Not passing around a client object would be better, for the sake of API usability and not introducing a breaking change. A sketch of the idea is this:

_suds_client = None

def _get_client(wsdl_url):
    global _suds_client
    if _suds_client is None or _suds_client.wsdl.url != wsdl_url:
        _suds_client = suds.client.Client(wsdl_url, cache=None)

def any_of_the_wof_functions(wsdl_url, blabla):
    suds_client = _get_client(wsdl_url)
    ....

@jirikadlec2 that's good to know. Straight HTTP endpoints make a lot more sense for WOF. Do we still need to support WOF over SOAP indefinitely or are there plans to upgrade WOF services to the REST-like endpoints and deprecate SOAP altogether?

emiliom commented 10 years ago

Thanks, @wilsaj . Your sketch looks great. Totally agree that a goal must be to minimize changes to users. That probably means, in addition to your suggestion, the use of an optional "sudscache" parameter in each of the WOF calls, with a default that reproduces current behavior.

I'll try to take a crack at this in the next couple of days. I'm highly motivated, b/c I have some operational things that I've ported to ulmo from plain suds WOF requests, but I absolutely need it to use cache=None ASAP, before I can fully deploy it.

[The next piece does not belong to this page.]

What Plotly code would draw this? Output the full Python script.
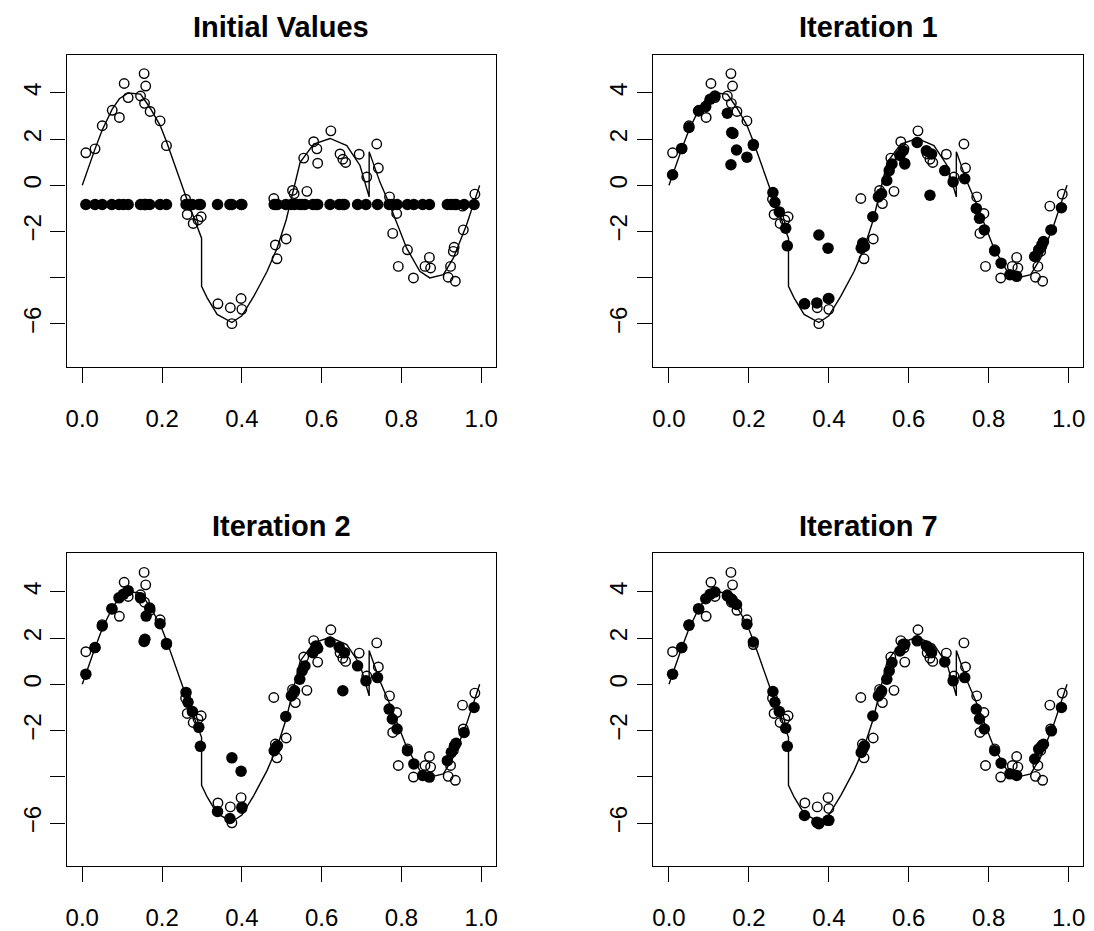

@jirikadlec2 , thanks for your comments. Good reminder. But I believe that the only service type that WOF 1.x defined was SOAP, so we likely can't assume that any random WOF server supports anything other than SOAP. As for the future, that's a different ballgame. There won't be a "WOF 2.0" as far as I know. With WaterML 2 being an OGC standard based on OGC components (GML, O&M, and WaterML 2 itself), the future service access will be via SOS, which has been based on HTTP POST/GET (one could call an SOS GET request REST-like, but it might be stretching the meaning). OGC is currently circulating an SOS 2 recommendation for WaterML 2 access; if it includes SOAP, I'm sure it's not front and center.